• [Task description]: Copy the material that follows word for word and omit its pictures.

• [Data block]:

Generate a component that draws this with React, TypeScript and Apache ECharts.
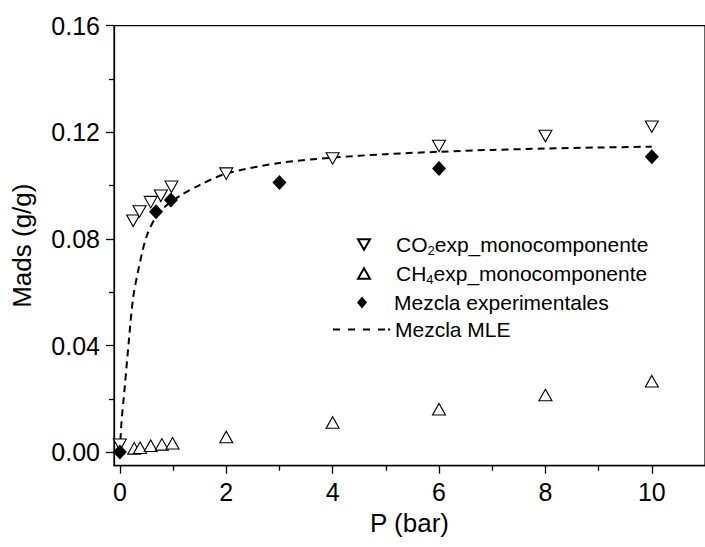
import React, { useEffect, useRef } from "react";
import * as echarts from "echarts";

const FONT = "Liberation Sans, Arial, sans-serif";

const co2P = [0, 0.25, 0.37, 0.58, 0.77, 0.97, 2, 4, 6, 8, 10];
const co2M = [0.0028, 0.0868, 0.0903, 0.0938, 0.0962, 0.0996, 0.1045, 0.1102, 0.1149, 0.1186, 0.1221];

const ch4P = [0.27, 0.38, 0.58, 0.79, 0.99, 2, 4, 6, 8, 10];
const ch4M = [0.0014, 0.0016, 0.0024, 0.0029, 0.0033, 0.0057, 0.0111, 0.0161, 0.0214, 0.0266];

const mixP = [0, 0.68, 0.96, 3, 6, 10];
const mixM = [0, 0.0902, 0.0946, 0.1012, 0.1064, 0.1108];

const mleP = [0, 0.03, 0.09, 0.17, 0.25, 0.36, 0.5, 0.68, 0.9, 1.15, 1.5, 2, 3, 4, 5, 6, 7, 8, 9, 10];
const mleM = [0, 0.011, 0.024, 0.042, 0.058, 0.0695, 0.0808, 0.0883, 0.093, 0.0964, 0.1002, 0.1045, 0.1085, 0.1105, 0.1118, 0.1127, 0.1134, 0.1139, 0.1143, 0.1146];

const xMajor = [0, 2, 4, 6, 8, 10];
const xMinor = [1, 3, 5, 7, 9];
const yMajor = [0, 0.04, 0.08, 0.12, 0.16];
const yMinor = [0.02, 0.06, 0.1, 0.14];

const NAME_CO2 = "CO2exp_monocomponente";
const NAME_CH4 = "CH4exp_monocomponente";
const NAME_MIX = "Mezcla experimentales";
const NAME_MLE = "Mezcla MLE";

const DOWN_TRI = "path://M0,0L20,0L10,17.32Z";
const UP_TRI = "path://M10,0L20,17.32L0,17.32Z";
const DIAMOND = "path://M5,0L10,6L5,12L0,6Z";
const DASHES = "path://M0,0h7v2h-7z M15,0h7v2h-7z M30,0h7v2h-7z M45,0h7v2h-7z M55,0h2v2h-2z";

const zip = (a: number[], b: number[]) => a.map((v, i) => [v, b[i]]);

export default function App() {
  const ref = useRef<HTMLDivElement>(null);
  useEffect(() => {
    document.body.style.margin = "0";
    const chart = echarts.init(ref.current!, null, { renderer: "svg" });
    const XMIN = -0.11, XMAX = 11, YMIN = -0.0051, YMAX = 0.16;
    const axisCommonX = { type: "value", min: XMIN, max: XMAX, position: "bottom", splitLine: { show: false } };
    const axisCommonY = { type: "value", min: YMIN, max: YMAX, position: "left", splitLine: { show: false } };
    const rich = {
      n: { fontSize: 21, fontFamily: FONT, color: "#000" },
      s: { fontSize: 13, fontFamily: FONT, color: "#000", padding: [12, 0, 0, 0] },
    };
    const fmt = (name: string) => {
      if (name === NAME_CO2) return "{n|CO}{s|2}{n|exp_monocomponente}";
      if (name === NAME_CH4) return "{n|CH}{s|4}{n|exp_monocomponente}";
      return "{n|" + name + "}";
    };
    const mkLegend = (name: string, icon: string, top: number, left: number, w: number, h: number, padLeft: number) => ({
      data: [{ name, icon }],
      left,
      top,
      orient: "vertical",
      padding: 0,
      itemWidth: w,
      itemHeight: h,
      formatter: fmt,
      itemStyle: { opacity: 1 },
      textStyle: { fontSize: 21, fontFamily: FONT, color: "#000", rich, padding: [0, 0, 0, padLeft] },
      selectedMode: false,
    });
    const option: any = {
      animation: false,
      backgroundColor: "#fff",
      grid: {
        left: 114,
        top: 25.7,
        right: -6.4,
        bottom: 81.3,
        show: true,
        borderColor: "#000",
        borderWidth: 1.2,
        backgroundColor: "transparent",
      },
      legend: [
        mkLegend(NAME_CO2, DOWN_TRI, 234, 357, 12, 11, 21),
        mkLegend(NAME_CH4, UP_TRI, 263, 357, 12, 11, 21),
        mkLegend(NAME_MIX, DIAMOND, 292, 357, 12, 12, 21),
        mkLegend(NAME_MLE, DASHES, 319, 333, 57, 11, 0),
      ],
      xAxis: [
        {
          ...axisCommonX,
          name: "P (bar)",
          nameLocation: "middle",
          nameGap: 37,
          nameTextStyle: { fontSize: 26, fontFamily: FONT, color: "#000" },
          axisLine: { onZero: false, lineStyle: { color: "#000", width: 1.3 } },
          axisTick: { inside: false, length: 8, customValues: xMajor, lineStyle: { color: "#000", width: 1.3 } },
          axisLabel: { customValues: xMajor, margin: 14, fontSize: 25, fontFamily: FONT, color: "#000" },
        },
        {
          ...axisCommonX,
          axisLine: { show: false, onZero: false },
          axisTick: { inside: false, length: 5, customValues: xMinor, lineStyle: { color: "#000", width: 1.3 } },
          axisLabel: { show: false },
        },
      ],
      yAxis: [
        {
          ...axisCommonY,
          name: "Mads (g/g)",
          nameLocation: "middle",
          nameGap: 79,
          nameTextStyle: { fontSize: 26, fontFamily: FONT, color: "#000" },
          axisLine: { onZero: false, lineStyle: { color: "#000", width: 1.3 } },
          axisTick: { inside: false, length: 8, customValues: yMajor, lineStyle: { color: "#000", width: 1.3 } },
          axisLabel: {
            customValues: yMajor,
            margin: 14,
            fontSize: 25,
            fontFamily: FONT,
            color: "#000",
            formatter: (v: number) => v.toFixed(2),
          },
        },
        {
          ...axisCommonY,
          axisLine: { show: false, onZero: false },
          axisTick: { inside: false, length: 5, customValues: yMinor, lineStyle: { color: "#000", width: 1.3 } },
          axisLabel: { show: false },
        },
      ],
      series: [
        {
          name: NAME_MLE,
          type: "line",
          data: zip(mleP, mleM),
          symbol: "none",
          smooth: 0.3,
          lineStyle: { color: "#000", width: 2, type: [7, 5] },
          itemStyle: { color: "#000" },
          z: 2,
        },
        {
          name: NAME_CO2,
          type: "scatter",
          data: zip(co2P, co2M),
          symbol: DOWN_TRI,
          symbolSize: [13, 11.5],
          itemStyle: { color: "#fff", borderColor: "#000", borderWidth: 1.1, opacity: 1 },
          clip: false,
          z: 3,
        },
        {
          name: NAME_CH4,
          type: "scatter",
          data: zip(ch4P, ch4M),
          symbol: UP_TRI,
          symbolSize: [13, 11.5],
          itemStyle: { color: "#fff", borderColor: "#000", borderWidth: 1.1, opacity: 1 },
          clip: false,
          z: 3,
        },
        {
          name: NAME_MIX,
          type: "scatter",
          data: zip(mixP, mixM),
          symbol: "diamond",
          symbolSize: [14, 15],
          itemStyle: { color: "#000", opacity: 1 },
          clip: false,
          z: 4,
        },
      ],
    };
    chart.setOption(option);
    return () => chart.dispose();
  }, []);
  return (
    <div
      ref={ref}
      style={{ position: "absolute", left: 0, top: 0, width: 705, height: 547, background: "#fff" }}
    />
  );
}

• [Task result]:
Generate a component that draws this with React, TypeScript and Apache ECharts.
import React, { useEffect, useRef } from "react";
import * as echarts from "echarts";

const FONT = "Liberation Sans, Arial, sans-serif";

const co2P = [0, 0.25, 0.37, 0.58, 0.77, 0.97, 2, 4, 6, 8, 10];
const co2M = [0.0028, 0.0868, 0.0903, 0.0938, 0.0962, 0.0996, 0.1045, 0.1102, 0.1149, 0.1186, 0.1221];

const ch4P = [0.27, 0.38, 0.58, 0.79, 0.99, 2, 4, 6, 8, 10];
const ch4M = [0.0014, 0.0016, 0.0024, 0.0029, 0.0033, 0.0057, 0.0111, 0.0161, 0.0214, 0.0266];

const mixP = [0, 0.68, 0.96, 3, 6, 10];
const mixM = [0, 0.0902, 0.0946, 0.1012, 0.1064, 0.1108];

const mleP = [0, 0.03, 0.09, 0.17, 0.25, 0.36, 0.5, 0.68, 0.9, 1.15, 1.5, 2, 3, 4, 5, 6, 7, 8, 9, 10];
const mleM = [0, 0.011, 0.024, 0.042, 0.058, 0.0695, 0.0808, 0.0883, 0.093, 0.0964, 0.1002, 0.1045, 0.1085, 0.1105, 0.1118, 0.1127, 0.1134, 0.1139, 0.1143, 0.1146];

const xMajor = [0, 2, 4, 6, 8, 10];
const xMinor = [1, 3, 5, 7, 9];
const yMajor = [0, 0.04, 0.08, 0.12, 0.16];
const yMinor = [0.02, 0.06, 0.1, 0.14];

const NAME_CO2 = "CO2exp_monocomponente";
const NAME_CH4 = "CH4exp_monocomponente";
const NAME_MIX = "Mezcla experimentales";
const NAME_MLE = "Mezcla MLE";

const DOWN_TRI = "path://M0,0L20,0L10,17.32Z";
const UP_TRI = "path://M10,0L20,17.32L0,17.32Z";
const DIAMOND = "path://M5,0L10,6L5,12L0,6Z";
const DASHES = "path://M0,0h7v2h-7z M15,0h7v2h-7z M30,0h7v2h-7z M45,0h7v2h-7z M55,0h2v2h-2z";

const zip = (a: number[], b: number[]) => a.map((v, i) => [v, b[i]]);

export default function App() {
  const ref = useRef<HTMLDivElement>(null);
  useEffect(() => {
    document.body.style.margin = "0";
    const chart = echarts.init(ref.current!, null, { renderer: "svg" });
    const XMIN = -0.11, XMAX = 11, YMIN = -0.0051, YMAX = 0.16;
    const axisCommonX = { type: "value", min: XMIN, max: XMAX, position: "bottom", splitLine: { show: false } };
    const axisCommonY = { type: "value", min: YMIN, max: YMAX, position: "left", splitLine: { show: false } };
    const rich = {
      n: { fontSize: 21, fontFamily: FONT, color: "#000" },
      s: { fontSize: 13, fontFamily: FONT, color: "#000", padding: [12, 0, 0, 0] },
    };
    const fmt = (name: string) => {
      if (name === NAME_CO2) return "{n|CO}{s|2}{n|exp_monocomponente}";
      if (name === NAME_CH4) return "{n|CH}{s|4}{n|exp_monocomponente}";
      return "{n|" + name + "}";
    };
    const mkLegend = (name: string, icon: string, top: number, left: number, w: number, h: number, padLeft: number) => ({
      data: [{ name, icon }],
      left,
      top,
      orient: "vertical",
      padding: 0,
      itemWidth: w,
      itemHeight: h,
      formatter: fmt,
      itemStyle: { opacity: 1 },
      textStyle: { fontSize: 21, fontFamily: FONT, color: "#000", rich, padding: [0, 0, 0, padLeft] },
      selectedMode: false,
    });
    const option: any = {
      animation: false,
      backgroundColor: "#fff",
      grid: {
        left: 114,
        top: 25.7,
        right: -6.4,
        bottom: 81.3,
        show: true,
        borderColor: "#000",
        borderWidth: 1.2,
        backgroundColor: "transparent",
      },
      legend: [
        mkLegend(NAME_CO2, DOWN_TRI, 234, 357, 12, 11, 21),
        mkLegend(NAME_CH4, UP_TRI, 263, 357, 12, 11, 21),
        mkLegend(NAME_MIX, DIAMOND, 292, 357, 12, 12, 21),
        mkLegend(NAME_MLE, DASHES, 319, 333, 57, 11, 0),
      ],
      xAxis: [
        {
          ...axisCommonX,
          name: "P (bar)",
          nameLocation: "middle",
          nameGap: 37,
          nameTextStyle: { fontSize: 26, fontFamily: FONT, color: "#000" },
          axisLine: { onZero: false, lineStyle: { color: "#000", width: 1.3 } },
          axisTick: { inside: false, length: 8, customValues: xMajor, lineStyle: { color: "#000", width: 1.3 } },
          axisLabel: { customValues: xMajor, margin: 14, fontSize: 25, fontFamily: FONT, color: "#000" },
        },
        {
          ...axisCommonX,
          axisLine: { show: false, onZero: false },
          axisTick: { inside: false, length: 5, customValues: xMinor, lineStyle: { color: "#000", width: 1.3 } },
          axisLabel: { show: false },
        },
      ],
      yAxis: [
        {
          ...axisCommonY,
          name: "Mads (g/g)",
          nameLocation: "middle",
          nameGap: 79,
          nameTextStyle: { fontSize: 26, fontFamily: FONT, color: "#000" },
          axisLine: { onZero: false, lineStyle: { color: "#000", width: 1.3 } },
          axisTick: { inside: false, length: 8, customValues: yMajor, lineStyle: { color: "#000", width: 1.3 } },
          axisLabel: {
            customValues: yMajor,
            margin: 14,
            fontSize: 25,
            fontFamily: FONT,
            color: "#000",
            formatter: (v: number) => v.toFixed(2),
          },
        },
        {
          ...axisCommonY,
          axisLine: { show: false, onZero: false },
          axisTick: { inside: false, length: 5, customValues: yMinor, lineStyle: { color: "#000", width: 1.3 } },
          axisLabel: { show: false },
        },
      ],
      series: [
        {
          name: NAME_MLE,
          type: "line",
          data: zip(mleP, mleM),
          symbol: "none",
          smooth: 0.3,
          lineStyle: { color: "#000", width: 2, type: [7, 5] },
          itemStyle: { color: "#000" },
          z: 2,
        },
        {
          name: NAME_CO2,
          type: "scatter",
          data: zip(co2P, co2M),
          symbol: DOWN_TRI,
          symbolSize: [13, 11.5],
          itemStyle: { color: "#fff", borderColor: "#000", borderWidth: 1.1, opacity: 1 },
          clip: false,
          z: 3,
        },
        {
          name: NAME_CH4,
          type: "scatter",
          data: zip(ch4P, ch4M),
          symbol: UP_TRI,
          symbolSize: [13, 11.5],
          itemStyle: { color: "#fff", borderColor: "#000", borderWidth: 1.1, opacity: 1 },
          clip: false,
          z: 3,
        },
        {
          name: NAME_MIX,
          type: "scatter",
          data: zip(mixP, mixM),
          symbol: "diamond",
          symbolSize: [14, 15],
          itemStyle: { color: "#000", opacity: 1 },
          clip: false,
          z: 4,
        },
      ],
    };
    chart.setOption(option);
    return () => chart.dispose();
  }, []);
  return (
    <div
      ref={ref}
      style={{ position: "absolute", left: 0, top: 0, width: 705, height: 547, background: "#fff" }}
    />
  );
}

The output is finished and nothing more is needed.